"Andy Heninger" <[EMAIL PROTECTED]> writes:

> Within the DOM, utf-8 vs utf-16 strings makes another interesting
> question.  For data that is consists of mostly Latin characters, utf-8
> strings are about half the size.  And for the DOM, with big documents
> being 100% memory resident, that would be a significant saving.  The W3C
> DOM API does call for utf-16, but that could probably be hand-waved away -
> all of the data is there, the character access and substring functions in
> the DOM API could work correctly (in terms of utf-16 units, as specified
> by W3C), and all of the necessary information is present.  If we were
> starting everything from scratch, both the parser and the DOM, I would
> lobby for utf-8 everywhere.  But I don't think that the DOM should deviate
> from what the scanner is doing, which is to say, I think that we should
> stick with utf-16 strings.

This might make implementation a nightmare, but why not support a
compile time option that would enable building it with utf-8 or utf-16
support internally? Many of us are only planning on parsing Latin
character documents and want the DOM to be small and fast.

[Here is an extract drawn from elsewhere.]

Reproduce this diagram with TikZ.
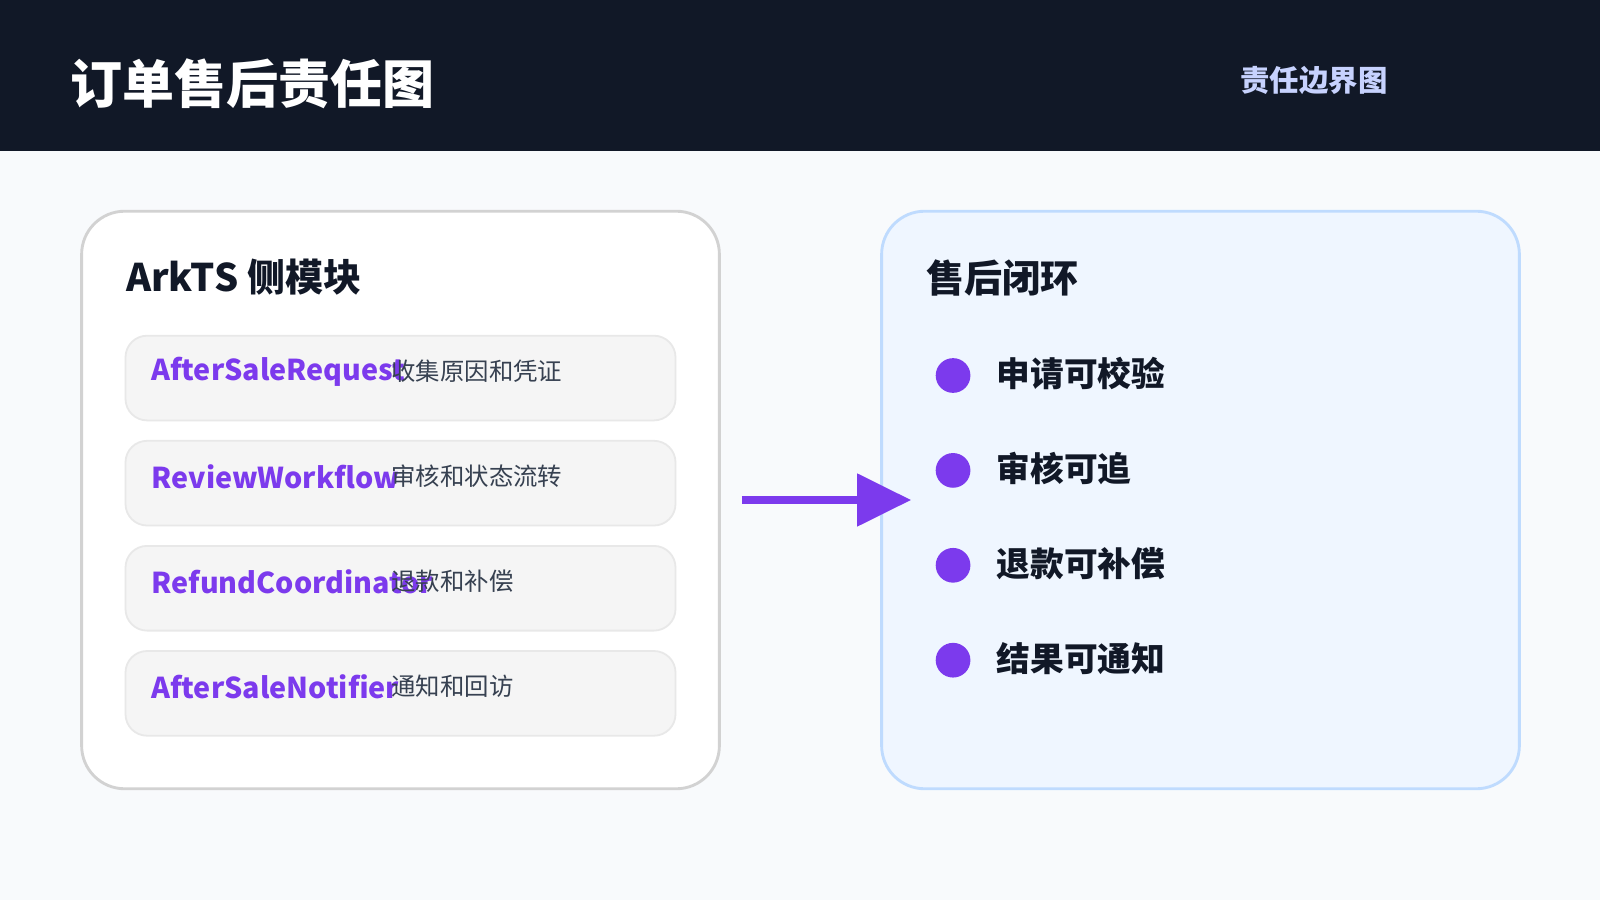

Those that
want internall support for wide characters could get it at a price (in
performance).

That said, in the documents that I deal with (primarily scientific
data), my main memory usage is primarily the per-node overhead that
Andy pointed out in his profiling. I don't have that much text
(numbers) in the data, just 10^6 to 10^7 nodes. So really keeping the
internal nodes lean and mean would mean I wouldn't have to switch to
SAX to get my job done...

jas.

PS. I would love to assist in moving the new implementation forward.